_TASK DIRECTIONS:_ Transcribe every line of the listing below without any deviation.

_SOURCE MATERIAL:_
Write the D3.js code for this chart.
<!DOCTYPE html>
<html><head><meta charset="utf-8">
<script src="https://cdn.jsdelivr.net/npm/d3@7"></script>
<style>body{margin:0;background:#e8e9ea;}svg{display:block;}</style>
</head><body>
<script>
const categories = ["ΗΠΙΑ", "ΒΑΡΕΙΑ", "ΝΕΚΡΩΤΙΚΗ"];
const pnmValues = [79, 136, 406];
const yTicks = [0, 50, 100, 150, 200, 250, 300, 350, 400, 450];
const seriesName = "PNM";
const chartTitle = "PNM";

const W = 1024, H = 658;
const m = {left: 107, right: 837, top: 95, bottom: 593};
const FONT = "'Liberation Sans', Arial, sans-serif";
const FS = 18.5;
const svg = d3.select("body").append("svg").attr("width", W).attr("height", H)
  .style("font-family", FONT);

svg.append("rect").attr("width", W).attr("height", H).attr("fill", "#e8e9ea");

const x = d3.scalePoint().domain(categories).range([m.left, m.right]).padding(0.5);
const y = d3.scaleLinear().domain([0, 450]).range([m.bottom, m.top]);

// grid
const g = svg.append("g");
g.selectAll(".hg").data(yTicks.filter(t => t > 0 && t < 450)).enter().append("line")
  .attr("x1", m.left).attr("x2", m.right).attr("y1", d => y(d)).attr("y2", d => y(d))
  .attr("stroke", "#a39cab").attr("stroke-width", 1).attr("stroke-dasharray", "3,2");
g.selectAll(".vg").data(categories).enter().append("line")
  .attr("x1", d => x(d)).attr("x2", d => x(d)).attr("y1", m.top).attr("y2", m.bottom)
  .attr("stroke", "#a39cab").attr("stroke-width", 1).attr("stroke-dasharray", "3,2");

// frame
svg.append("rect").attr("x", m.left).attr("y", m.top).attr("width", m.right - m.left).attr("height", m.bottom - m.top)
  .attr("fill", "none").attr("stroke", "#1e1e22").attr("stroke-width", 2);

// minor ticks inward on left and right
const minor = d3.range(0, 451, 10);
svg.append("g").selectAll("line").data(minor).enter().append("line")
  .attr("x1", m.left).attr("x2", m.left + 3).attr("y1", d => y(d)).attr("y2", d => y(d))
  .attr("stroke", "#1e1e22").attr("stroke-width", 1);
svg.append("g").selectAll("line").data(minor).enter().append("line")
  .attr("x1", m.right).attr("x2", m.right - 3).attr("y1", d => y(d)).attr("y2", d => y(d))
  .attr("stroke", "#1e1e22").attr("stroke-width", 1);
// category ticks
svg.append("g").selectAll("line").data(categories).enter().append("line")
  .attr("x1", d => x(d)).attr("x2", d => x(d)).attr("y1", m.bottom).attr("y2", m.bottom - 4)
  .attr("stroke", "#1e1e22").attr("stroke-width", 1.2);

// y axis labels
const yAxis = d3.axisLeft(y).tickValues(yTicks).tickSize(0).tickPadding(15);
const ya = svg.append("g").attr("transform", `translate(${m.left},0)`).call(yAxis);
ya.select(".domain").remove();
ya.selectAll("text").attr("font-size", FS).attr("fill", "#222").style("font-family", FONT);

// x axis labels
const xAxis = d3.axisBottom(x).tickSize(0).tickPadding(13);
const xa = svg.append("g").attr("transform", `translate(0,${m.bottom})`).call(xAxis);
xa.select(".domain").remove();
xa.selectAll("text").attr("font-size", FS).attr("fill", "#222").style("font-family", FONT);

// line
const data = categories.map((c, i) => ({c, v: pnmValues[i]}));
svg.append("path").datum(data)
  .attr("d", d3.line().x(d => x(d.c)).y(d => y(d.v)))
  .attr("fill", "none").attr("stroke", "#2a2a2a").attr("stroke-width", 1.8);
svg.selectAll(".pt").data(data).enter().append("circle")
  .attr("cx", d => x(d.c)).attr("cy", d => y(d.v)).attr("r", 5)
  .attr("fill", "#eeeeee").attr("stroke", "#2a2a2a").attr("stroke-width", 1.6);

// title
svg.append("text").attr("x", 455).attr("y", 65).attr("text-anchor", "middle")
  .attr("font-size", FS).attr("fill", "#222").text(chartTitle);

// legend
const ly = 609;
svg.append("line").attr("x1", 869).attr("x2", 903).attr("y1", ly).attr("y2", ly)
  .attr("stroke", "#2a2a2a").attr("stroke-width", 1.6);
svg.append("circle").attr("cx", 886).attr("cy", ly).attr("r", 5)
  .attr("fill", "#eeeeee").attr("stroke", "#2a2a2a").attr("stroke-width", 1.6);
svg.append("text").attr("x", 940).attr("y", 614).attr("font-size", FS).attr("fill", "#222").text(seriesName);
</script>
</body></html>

_IN RESPONSE:_
Write the D3.js code for this chart.
<!DOCTYPE html>
<html><head><meta charset="utf-8">
<script src="https://cdn.jsdelivr.net/npm/d3@7"></script>
<style>body{margin:0;background:#e8e9ea;}svg{display:block;}</style>
</head><body>
<script>
const categories = ["ΗΠΙΑ", "ΒΑΡΕΙΑ", "ΝΕΚΡΩΤΙΚΗ"];
const pnmValues = [79, 136, 406];
const yTicks = [0, 50, 100, 150, 200, 250, 300, 350, 400, 450];
const seriesName = "PNM";
const chartTitle = "PNM";

const W = 1024, H = 658;
const m = {left: 107, right: 837, top: 95, bottom: 593};
const FONT = "'Liberation Sans', Arial, sans-serif";
const FS = 18.5;
const svg = d3.select("body").append("svg").attr("width", W).attr("height", H)
  .style("font-family", FONT);

svg.append("rect").attr("width", W).attr("height", H).attr("fill", "#e8e9ea");

const x = d3.scalePoint().domain(categories).range([m.left, m.right]).padding(0.5);
const y = d3.scaleLinear().domain([0, 450]).range([m.bottom, m.top]);

// grid
const g = svg.append("g");
g.selectAll(".hg").data(yTicks.filter(t => t > 0 && t < 450)).enter().append("line")
  .attr("x1", m.left).attr("x2", m.right).attr("y1", d => y(d)).attr("y2", d => y(d))
  .attr("stroke", "#a39cab").attr("stroke-width", 1).attr("stroke-dasharray", "3,2");
g.selectAll(".vg").data(categories).enter().append("line")
  .attr("x1", d => x(d)).attr("x2", d => x(d)).attr("y1", m.top).attr("y2", m.bottom)
  .attr("stroke", "#a39cab").attr("stroke-width", 1).attr("stroke-dasharray", "3,2");

// frame
svg.append("rect").attr("x", m.left).attr("y", m.top).attr("width", m.right - m.left).attr("height", m.bottom - m.top)
  .attr("fill", "none").attr("stroke", "#1e1e22").attr("stroke-width", 2);

// minor ticks inward on left and right
const minor = d3.range(0, 451, 10);
svg.append("g").selectAll("line").data(minor).enter().append("line")
  .attr("x1", m.left).attr("x2", m.left + 3).attr("y1", d => y(d)).attr("y2", d => y(d))
  .attr("stroke", "#1e1e22").attr("stroke-width", 1);
svg.append("g").selectAll("line").data(minor).enter().append("line")
  .attr("x1", m.right).attr("x2", m.right - 3).attr("y1", d => y(d)).attr("y2", d => y(d))
  .attr("stroke", "#1e1e22").attr("stroke-width", 1);
// category ticks
svg.append("g").selectAll("line").data(categories).enter().append("line")
  .attr("x1", d => x(d)).attr("x2", d => x(d)).attr("y1", m.bottom).attr("y2", m.bottom - 4)
  .attr("stroke", "#1e1e22").attr("stroke-width", 1.2);

// y axis labels
const yAxis = d3.axisLeft(y).tickValues(yTicks).tickSize(0).tickPadding(15);
const ya = svg.append("g").attr("transform", `translate(${m.left},0)`).call(yAxis);
ya.select(".domain").remove();
ya.selectAll("text").attr("font-size", FS).attr("fill", "#222").style("font-family", FONT);

// x axis labels
const xAxis = d3.axisBottom(x).tickSize(0).tickPadding(13);
const xa = svg.append("g").attr("transform", `translate(0,${m.bottom})`).call(xAxis);
xa.select(".domain").remove();
xa.selectAll("text").attr("font-size", FS).attr("fill", "#222").style("font-family", FONT);

// line
const data = categories.map((c, i) => ({c, v: pnmValues[i]}));
svg.append("path").datum(data)
  .attr("d", d3.line().x(d => x(d.c)).y(d => y(d.v)))
  .attr("fill", "none").attr("stroke", "#2a2a2a").attr("stroke-width", 1.8);
svg.selectAll(".pt").data(data).enter().append("circle")
  .attr("cx", d => x(d.c)).attr("cy", d => y(d.v)).attr("r", 5)
  .attr("fill", "#eeeeee").attr("stroke", "#2a2a2a").attr("stroke-width", 1.6);

// title
svg.append("text").attr("x", 455).attr("y", 65).attr("text-anchor", "middle")
  .attr("font-size", FS).attr("fill", "#222").text(chartTitle);

// legend
const ly = 609;
svg.append("line").attr("x1", 869).attr("x2", 903).attr("y1", ly).attr("y2", ly)
  .attr("stroke", "#2a2a2a").attr("stroke-width", 1.6);
svg.append("circle").attr("cx", 886).attr("cy", ly).attr("r", 5)
  .attr("fill", "#eeeeee").attr("stroke", "#2a2a2a").attr("stroke-width", 1.6);
svg.append("text").attr("x", 940).attr("y", 614).attr("font-size", FS).attr("fill", "#222").text(seriesName);
</script>
</body></html>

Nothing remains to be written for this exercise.